[Exercise task]:
Return the listing below unchanged, minus its pictures.

[Material]:

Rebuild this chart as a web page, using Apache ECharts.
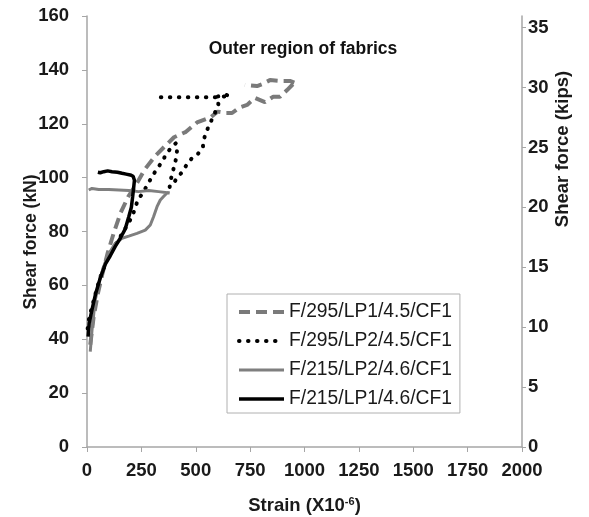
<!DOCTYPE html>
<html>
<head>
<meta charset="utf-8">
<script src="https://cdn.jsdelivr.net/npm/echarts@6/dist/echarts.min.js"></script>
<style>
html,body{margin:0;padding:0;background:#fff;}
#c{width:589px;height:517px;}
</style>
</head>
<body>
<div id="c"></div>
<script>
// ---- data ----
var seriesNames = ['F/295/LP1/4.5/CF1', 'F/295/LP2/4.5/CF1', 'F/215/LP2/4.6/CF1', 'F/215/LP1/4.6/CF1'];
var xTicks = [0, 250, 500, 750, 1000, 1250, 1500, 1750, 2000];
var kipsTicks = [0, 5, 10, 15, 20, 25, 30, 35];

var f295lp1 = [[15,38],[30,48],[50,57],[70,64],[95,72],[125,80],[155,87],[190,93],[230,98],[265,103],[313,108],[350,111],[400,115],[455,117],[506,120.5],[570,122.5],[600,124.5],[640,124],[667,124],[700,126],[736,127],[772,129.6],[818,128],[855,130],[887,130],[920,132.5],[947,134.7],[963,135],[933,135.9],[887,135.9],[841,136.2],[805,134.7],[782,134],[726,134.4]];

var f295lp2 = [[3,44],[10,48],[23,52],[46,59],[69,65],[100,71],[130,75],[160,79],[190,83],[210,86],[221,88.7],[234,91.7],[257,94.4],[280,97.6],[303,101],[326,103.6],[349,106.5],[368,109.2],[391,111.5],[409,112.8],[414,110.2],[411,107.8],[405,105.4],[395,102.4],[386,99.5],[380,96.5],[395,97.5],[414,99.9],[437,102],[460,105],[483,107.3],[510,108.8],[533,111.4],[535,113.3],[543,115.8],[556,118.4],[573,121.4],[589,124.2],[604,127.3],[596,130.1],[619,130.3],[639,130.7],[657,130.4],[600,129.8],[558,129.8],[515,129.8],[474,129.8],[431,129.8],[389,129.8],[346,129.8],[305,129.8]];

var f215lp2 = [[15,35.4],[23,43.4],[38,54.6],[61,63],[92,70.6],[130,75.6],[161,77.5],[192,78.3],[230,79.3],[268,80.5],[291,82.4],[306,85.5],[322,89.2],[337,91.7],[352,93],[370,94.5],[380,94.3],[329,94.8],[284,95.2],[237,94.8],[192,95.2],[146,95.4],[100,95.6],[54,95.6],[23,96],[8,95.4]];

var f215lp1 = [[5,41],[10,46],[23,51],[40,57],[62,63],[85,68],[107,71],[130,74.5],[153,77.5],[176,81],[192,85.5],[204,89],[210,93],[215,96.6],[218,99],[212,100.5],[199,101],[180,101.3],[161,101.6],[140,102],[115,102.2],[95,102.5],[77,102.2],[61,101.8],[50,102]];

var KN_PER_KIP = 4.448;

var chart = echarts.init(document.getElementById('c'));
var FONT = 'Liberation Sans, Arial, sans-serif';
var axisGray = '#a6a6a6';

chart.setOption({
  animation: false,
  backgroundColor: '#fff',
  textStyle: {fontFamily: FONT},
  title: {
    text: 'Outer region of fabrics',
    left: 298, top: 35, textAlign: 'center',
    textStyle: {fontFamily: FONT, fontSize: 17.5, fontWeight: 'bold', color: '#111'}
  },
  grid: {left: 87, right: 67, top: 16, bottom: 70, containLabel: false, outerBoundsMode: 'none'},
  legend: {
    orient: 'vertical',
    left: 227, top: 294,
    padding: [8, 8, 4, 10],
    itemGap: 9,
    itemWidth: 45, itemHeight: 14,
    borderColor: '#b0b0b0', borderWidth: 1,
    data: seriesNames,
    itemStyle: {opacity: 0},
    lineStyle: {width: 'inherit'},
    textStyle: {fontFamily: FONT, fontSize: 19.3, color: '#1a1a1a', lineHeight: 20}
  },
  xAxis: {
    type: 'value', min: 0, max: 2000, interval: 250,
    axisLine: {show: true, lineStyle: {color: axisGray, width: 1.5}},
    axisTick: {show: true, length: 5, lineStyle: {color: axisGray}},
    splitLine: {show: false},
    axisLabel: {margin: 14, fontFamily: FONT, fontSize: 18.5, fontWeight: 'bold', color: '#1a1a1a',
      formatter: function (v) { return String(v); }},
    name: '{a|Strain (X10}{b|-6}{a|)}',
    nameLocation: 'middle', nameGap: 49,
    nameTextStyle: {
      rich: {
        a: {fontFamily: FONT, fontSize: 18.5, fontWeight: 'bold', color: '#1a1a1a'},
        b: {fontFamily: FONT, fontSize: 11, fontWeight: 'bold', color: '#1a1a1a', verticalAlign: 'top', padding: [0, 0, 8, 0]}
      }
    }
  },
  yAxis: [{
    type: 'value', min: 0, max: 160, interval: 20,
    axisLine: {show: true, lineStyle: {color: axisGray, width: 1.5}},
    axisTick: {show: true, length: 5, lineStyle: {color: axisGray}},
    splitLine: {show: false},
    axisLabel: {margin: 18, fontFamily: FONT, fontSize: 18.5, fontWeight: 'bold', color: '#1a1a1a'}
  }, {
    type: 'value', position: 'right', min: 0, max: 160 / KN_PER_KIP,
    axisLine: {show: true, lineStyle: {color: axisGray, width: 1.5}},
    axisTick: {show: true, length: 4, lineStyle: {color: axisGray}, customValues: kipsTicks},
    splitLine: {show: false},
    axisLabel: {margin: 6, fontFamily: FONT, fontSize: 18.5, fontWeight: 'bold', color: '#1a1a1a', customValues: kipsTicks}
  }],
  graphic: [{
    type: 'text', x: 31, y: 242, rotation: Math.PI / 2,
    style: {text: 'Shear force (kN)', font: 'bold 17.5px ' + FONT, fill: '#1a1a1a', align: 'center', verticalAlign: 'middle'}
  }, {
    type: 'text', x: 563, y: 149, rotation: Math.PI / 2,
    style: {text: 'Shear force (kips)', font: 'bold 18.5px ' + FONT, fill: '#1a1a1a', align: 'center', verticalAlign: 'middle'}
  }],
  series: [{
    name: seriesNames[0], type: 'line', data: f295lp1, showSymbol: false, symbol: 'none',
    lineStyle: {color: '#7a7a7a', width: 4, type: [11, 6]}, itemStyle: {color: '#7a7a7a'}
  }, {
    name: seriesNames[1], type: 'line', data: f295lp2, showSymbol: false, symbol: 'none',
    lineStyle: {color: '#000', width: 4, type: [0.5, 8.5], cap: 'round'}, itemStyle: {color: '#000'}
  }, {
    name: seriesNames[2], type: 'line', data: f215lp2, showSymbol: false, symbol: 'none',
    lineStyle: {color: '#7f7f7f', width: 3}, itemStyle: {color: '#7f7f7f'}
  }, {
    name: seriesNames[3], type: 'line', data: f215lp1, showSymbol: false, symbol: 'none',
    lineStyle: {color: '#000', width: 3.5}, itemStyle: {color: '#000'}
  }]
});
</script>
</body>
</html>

[Solution to this task]:
Rebuild this chart as a web page, using Apache ECharts.
<!DOCTYPE html>
<html>
<head>
<meta charset="utf-8">
<script src="https://cdn.jsdelivr.net/npm/echarts@6/dist/echarts.min.js"></script>
<style>
html,body{margin:0;padding:0;background:#fff;}
#c{width:589px;height:517px;}
</style>
</head>
<body>
<div id="c"></div>
<script>
// ---- data ----
var seriesNames = ['F/295/LP1/4.5/CF1', 'F/295/LP2/4.5/CF1', 'F/215/LP2/4.6/CF1', 'F/215/LP1/4.6/CF1'];
var xTicks = [0, 250, 500, 750, 1000, 1250, 1500, 1750, 2000];
var kipsTicks = [0, 5, 10, 15, 20, 25, 30, 35];

var f295lp1 = [[15,38],[30,48],[50,57],[70,64],[95,72],[125,80],[155,87],[190,93],[230,98],[265,103],[313,108],[350,111],[400,115],[455,117],[506,120.5],[570,122.5],[600,124.5],[640,124],[667,124],[700,126],[736,127],[772,129.6],[818,128],[855,130],[887,130],[920,132.5],[947,134.7],[963,135],[933,135.9],[887,135.9],[841,136.2],[805,134.7],[782,134],[726,134.4]];

var f295lp2 = [[3,44],[10,48],[23,52],[46,59],[69,65],[100,71],[130,75],[160,79],[190,83],[210,86],[221,88.7],[234,91.7],[257,94.4],[280,97.6],[303,101],[326,103.6],[349,106.5],[368,109.2],[391,111.5],[409,112.8],[414,110.2],[411,107.8],[405,105.4],[395,102.4],[386,99.5],[380,96.5],[395,97.5],[414,99.9],[437,102],[460,105],[483,107.3],[510,108.8],[533,111.4],[535,113.3],[543,115.8],[556,118.4],[573,121.4],[589,124.2],[604,127.3],[596,130.1],[619,130.3],[639,130.7],[657,130.4],[600,129.8],[558,129.8],[515,129.8],[474,129.8],[431,129.8],[389,129.8],[346,129.8],[305,129.8]];

var f215lp2 = [[15,35.4],[23,43.4],[38,54.6],[61,63],[92,70.6],[130,75.6],[161,77.5],[192,78.3],[230,79.3],[268,80.5],[291,82.4],[306,85.5],[322,89.2],[337,91.7],[352,93],[370,94.5],[380,94.3],[329,94.8],[284,95.2],[237,94.8],[192,95.2],[146,95.4],[100,95.6],[54,95.6],[23,96],[8,95.4]];

var f215lp1 = [[5,41],[10,46],[23,51],[40,57],[62,63],[85,68],[107,71],[130,74.5],[153,77.5],[176,81],[192,85.5],[204,89],[210,93],[215,96.6],[218,99],[212,100.5],[199,101],[180,101.3],[161,101.6],[140,102],[115,102.2],[95,102.5],[77,102.2],[61,101.8],[50,102]];

var KN_PER_KIP = 4.448;

var chart = echarts.init(document.getElementById('c'));
var FONT = 'Liberation Sans, Arial, sans-serif';
var axisGray = '#a6a6a6';

chart.setOption({
  animation: false,
  backgroundColor: '#fff',
  textStyle: {fontFamily: FONT},
  title: {
    text: 'Outer region of fabrics',
    left: 298, top: 35, textAlign: 'center',
    textStyle: {fontFamily: FONT, fontSize: 17.5, fontWeight: 'bold', color: '#111'}
  },
  grid: {left: 87, right: 67, top: 16, bottom: 70, containLabel: false, outerBoundsMode: 'none'},
  legend: {
    orient: 'vertical',
    left: 227, top: 294,
    padding: [8, 8, 4, 10],
    itemGap: 9,
    itemWidth: 45, itemHeight: 14,
    borderColor: '#b0b0b0', borderWidth: 1,
    data: seriesNames,
    itemStyle: {opacity: 0},
    lineStyle: {width: 'inherit'},
    textStyle: {fontFamily: FONT, fontSize: 19.3, color: '#1a1a1a', lineHeight: 20}
  },
  xAxis: {
    type: 'value', min: 0, max: 2000, interval: 250,
    axisLine: {show: true, lineStyle: {color: axisGray, width: 1.5}},
    axisTick: {show: true, length: 5, lineStyle: {color: axisGray}},
    splitLine: {show: false},
    axisLabel: {margin: 14, fontFamily: FONT, fontSize: 18.5, fontWeight: 'bold', color: '#1a1a1a',
      formatter: function (v) { return String(v); }},
    name: '{a|Strain (X10}{b|-6}{a|)}',
    nameLocation: 'middle', nameGap: 49,
    nameTextStyle: {
      rich: {
        a: {fontFamily: FONT, fontSize: 18.5, fontWeight: 'bold', color: '#1a1a1a'},
        b: {fontFamily: FONT, fontSize: 11, fontWeight: 'bold', color: '#1a1a1a', verticalAlign: 'top', padding: [0, 0, 8, 0]}
      }
    }
  },
  yAxis: [{
    type: 'value', min: 0, max: 160, interval: 20,
    axisLine: {show: true, lineStyle: {color: axisGray, width: 1.5}},
    axisTick: {show: true, length: 5, lineStyle: {color: axisGray}},
    splitLine: {show: false},
    axisLabel: {margin: 18, fontFamily: FONT, fontSize: 18.5, fontWeight: 'bold', color: '#1a1a1a'}
  }, {
    type: 'value', position: 'right', min: 0, max: 160 / KN_PER_KIP,
    axisLine: {show: true, lineStyle: {color: axisGray, width: 1.5}},
    axisTick: {show: true, length: 4, lineStyle: {color: axisGray}, customValues: kipsTicks},
    splitLine: {show: false},
    axisLabel: {margin: 6, fontFamily: FONT, fontSize: 18.5, fontWeight: 'bold', color: '#1a1a1a', customValues: kipsTicks}
  }],
  graphic: [{
    type: 'text', x: 31, y: 242, rotation: Math.PI / 2,
    style: {text: 'Shear force (kN)', font: 'bold 17.5px ' + FONT, fill: '#1a1a1a', align: 'center', verticalAlign: 'middle'}
  }, {
    type: 'text', x: 563, y: 149, rotation: Math.PI / 2,
    style: {text: 'Shear force (kips)', font: 'bold 18.5px ' + FONT, fill: '#1a1a1a', align: 'center', verticalAlign: 'middle'}
  }],
  series: [{
    name: seriesNames[0], type: 'line', data: f295lp1, showSymbol: false, symbol: 'none',
    lineStyle: {color: '#7a7a7a', width: 4, type: [11, 6]}, itemStyle: {color: '#7a7a7a'}
  }, {
    name: seriesNames[1], type: 'line', data: f295lp2, showSymbol: false, symbol: 'none',
    lineStyle: {color: '#000', width: 4, type: [0.5, 8.5], cap: 'round'}, itemStyle: {color: '#000'}
  }, {
    name: seriesNames[2], type: 'line', data: f215lp2, showSymbol: false, symbol: 'none',
    lineStyle: {color: '#7f7f7f', width: 3}, itemStyle: {color: '#7f7f7f'}
  }, {
    name: seriesNames[3], type: 'line', data: f215lp1, showSymbol: false, symbol: 'none',
    lineStyle: {color: '#000', width: 3.5}, itemStyle: {color: '#000'}
  }]
});
</script>
</body>
</html>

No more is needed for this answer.